__Your objective__.
Pull each line holding the word "React" from the data.

__Given information__.
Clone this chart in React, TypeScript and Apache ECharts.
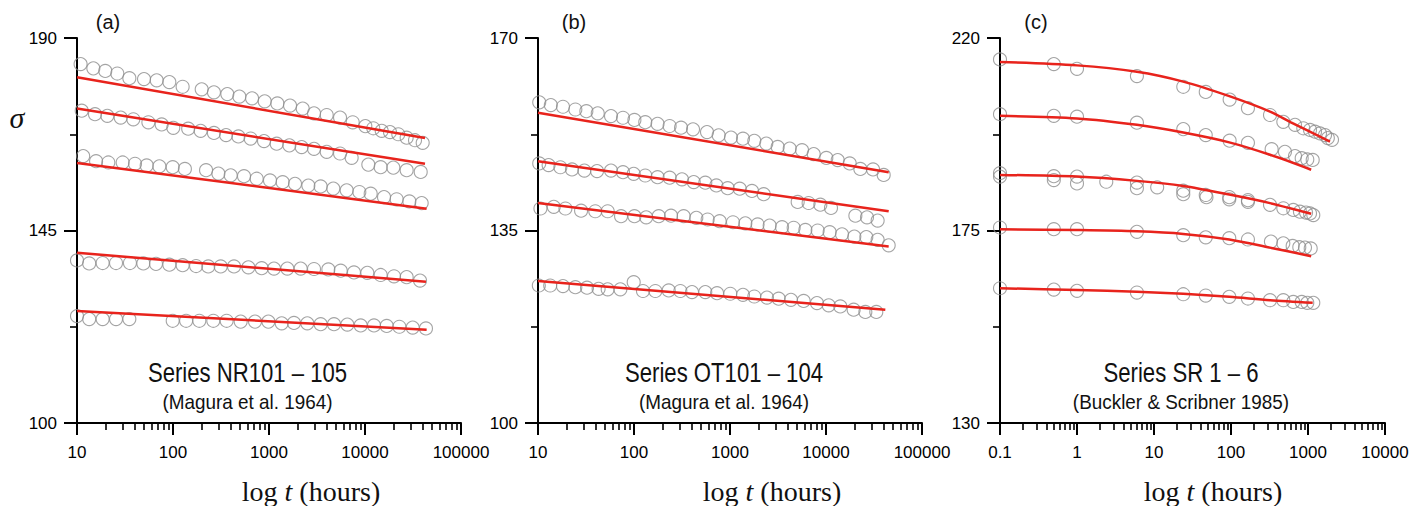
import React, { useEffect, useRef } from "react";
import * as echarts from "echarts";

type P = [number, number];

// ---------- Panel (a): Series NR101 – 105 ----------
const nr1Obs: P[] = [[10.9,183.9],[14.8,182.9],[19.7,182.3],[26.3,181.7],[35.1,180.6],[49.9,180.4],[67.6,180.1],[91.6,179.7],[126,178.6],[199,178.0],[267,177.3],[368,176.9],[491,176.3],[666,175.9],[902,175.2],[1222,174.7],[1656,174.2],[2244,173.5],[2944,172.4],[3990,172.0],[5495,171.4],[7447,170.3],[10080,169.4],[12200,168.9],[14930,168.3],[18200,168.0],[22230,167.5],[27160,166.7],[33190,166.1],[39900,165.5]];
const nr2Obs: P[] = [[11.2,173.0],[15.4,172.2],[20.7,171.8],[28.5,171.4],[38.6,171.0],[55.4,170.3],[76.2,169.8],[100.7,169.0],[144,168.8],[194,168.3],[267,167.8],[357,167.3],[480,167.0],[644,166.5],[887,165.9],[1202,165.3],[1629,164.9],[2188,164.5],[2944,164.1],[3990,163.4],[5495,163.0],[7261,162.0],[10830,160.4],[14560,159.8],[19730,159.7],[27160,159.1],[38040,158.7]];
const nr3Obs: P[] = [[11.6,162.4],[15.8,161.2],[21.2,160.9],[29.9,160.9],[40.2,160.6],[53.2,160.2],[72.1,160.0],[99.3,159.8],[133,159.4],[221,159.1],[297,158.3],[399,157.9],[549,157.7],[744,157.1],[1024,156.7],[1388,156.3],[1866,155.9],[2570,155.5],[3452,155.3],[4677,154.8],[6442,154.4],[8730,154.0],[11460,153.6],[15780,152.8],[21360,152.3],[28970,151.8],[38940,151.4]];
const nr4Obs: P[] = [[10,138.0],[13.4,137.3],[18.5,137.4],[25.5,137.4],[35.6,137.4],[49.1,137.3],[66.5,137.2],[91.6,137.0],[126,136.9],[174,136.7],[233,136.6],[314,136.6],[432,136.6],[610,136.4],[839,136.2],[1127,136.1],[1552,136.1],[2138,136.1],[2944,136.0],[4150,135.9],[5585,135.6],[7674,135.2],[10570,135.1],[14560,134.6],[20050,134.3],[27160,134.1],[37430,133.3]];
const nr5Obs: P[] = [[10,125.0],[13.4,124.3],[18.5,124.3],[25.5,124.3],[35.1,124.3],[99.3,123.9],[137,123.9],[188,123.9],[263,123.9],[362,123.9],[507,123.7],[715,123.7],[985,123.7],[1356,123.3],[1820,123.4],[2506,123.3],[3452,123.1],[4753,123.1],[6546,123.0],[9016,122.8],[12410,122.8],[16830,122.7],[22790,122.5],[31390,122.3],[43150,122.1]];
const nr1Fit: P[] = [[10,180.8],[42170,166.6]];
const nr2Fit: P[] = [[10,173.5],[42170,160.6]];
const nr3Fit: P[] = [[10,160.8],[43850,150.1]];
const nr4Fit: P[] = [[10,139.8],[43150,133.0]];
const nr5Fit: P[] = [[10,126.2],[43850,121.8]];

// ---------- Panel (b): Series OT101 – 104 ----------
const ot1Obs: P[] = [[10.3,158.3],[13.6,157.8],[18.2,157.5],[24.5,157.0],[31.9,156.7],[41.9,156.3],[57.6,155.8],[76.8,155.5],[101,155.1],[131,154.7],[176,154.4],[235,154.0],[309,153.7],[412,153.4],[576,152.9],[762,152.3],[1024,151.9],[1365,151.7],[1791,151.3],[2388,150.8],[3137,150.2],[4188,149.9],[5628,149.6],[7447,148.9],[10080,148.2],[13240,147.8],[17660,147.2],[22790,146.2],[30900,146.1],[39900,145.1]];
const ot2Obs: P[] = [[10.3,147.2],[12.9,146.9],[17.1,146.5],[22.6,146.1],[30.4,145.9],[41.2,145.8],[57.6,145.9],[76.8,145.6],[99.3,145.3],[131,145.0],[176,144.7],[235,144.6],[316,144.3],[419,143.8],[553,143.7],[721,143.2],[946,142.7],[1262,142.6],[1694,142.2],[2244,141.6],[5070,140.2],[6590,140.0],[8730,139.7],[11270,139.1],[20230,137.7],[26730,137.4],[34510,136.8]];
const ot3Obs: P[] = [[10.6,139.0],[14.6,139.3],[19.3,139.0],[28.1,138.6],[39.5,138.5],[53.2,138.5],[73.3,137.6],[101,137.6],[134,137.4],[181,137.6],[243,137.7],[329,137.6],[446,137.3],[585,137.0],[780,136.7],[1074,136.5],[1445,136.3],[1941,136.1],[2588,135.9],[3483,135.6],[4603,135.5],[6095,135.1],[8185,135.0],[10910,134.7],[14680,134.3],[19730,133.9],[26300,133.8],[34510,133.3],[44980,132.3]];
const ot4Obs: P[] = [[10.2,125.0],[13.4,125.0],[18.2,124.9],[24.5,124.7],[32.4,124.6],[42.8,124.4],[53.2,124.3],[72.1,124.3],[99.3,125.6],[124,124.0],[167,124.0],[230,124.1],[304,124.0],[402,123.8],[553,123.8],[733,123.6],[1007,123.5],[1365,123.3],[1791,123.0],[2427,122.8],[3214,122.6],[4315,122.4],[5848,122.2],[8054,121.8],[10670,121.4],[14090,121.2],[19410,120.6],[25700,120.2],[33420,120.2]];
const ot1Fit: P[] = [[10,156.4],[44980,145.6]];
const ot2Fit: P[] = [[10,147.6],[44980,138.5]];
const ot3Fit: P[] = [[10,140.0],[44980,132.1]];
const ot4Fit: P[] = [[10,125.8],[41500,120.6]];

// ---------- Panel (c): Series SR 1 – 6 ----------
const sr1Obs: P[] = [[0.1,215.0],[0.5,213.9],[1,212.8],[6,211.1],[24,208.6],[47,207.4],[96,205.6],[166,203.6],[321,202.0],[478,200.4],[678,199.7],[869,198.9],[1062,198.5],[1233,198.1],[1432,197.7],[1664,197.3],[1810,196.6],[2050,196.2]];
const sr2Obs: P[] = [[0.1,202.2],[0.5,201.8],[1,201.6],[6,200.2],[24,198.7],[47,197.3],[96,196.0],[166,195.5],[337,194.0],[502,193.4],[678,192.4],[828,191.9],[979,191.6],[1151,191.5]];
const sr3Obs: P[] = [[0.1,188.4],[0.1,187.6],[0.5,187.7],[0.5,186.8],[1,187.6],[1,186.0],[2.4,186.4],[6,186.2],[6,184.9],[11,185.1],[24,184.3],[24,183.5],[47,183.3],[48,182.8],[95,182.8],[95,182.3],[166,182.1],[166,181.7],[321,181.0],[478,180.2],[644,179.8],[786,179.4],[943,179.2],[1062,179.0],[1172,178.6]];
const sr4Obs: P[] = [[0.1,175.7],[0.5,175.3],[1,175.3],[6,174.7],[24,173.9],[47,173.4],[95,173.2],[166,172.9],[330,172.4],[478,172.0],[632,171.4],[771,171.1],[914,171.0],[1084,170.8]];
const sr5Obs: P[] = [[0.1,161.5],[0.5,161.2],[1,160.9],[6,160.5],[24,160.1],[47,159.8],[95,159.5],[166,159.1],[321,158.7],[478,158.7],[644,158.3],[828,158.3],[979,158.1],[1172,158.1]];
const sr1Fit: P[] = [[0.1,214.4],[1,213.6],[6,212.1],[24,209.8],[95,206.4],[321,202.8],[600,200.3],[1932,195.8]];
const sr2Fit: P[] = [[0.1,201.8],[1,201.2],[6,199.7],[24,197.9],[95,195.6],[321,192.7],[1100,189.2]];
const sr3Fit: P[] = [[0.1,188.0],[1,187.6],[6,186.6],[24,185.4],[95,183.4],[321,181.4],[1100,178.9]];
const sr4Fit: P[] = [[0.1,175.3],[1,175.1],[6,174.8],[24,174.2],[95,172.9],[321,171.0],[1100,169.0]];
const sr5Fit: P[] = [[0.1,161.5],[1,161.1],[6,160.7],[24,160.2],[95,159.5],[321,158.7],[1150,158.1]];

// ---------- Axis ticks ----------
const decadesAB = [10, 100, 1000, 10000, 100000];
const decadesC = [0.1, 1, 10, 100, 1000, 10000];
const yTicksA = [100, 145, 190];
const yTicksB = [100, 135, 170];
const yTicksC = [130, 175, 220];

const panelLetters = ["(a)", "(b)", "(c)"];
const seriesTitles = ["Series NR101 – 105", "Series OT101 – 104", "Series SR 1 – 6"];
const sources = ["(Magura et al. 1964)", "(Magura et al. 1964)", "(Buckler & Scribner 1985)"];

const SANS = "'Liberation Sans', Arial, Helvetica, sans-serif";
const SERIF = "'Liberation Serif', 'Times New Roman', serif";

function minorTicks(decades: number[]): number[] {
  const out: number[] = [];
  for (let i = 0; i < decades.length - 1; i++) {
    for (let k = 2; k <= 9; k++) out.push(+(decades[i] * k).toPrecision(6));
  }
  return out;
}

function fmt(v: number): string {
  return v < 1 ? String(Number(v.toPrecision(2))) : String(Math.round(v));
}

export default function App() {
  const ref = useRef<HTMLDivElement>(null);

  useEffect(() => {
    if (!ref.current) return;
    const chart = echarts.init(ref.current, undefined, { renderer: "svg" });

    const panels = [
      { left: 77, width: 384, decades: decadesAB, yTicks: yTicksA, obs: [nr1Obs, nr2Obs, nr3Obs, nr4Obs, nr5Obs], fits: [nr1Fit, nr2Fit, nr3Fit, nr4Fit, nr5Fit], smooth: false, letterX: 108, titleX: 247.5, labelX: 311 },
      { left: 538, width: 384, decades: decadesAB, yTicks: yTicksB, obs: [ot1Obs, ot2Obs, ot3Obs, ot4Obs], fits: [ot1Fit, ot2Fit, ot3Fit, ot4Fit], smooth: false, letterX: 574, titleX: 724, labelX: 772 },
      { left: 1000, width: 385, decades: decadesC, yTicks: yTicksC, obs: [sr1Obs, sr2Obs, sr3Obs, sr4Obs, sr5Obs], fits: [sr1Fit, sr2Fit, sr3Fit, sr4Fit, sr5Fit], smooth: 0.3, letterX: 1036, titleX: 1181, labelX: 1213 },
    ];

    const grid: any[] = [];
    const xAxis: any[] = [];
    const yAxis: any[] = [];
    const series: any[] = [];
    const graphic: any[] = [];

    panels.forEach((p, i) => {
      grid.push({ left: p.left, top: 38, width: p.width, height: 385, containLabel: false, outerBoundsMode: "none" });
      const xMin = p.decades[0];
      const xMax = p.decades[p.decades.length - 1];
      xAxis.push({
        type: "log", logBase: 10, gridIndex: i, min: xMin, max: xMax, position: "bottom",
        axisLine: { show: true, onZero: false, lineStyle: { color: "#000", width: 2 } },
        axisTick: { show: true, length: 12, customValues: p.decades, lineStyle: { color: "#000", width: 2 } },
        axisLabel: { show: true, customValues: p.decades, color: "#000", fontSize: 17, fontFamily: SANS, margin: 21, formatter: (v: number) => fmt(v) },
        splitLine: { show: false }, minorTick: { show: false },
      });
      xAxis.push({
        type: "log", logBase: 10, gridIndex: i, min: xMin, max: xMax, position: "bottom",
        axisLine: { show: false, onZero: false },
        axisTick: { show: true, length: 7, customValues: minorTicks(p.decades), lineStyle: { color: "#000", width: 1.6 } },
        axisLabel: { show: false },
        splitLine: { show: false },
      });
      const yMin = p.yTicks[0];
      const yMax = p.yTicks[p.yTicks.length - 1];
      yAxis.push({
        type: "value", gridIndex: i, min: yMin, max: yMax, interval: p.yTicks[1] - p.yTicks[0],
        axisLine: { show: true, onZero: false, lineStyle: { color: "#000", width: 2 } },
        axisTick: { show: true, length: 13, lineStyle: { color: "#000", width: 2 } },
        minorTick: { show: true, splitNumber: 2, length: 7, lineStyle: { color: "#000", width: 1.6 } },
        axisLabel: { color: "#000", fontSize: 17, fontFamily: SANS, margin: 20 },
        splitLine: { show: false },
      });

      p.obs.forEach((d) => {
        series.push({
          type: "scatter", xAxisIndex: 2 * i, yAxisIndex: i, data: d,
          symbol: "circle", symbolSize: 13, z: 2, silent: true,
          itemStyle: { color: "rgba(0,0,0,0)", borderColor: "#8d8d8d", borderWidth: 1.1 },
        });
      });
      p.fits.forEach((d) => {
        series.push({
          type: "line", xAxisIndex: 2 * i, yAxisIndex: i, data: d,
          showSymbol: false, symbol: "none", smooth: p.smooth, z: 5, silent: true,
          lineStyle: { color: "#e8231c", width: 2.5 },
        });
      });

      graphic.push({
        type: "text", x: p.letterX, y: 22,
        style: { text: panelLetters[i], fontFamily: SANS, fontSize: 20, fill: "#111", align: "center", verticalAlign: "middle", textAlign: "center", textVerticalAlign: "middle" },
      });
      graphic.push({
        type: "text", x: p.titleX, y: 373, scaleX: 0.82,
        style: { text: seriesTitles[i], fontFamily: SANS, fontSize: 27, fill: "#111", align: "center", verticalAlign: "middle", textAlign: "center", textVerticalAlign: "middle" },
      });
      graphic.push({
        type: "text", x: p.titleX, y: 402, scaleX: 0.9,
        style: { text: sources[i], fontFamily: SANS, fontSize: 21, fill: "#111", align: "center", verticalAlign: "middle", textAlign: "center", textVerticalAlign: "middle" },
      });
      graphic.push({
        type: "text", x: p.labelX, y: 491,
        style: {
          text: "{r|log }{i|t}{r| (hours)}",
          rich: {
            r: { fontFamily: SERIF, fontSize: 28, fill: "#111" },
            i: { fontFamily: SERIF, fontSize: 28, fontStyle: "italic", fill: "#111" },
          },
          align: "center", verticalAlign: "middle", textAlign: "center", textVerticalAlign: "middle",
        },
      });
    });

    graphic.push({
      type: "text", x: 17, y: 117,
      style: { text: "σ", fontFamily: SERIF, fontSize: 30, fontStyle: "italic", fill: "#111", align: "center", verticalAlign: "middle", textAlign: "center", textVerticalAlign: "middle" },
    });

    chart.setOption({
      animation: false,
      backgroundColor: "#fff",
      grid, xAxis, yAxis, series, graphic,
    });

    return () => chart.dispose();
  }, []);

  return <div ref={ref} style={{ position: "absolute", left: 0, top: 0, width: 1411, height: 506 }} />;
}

__Final result__.
Clone this chart in React, TypeScript and Apache ECharts.
import React, { useEffect, useRef } from "react";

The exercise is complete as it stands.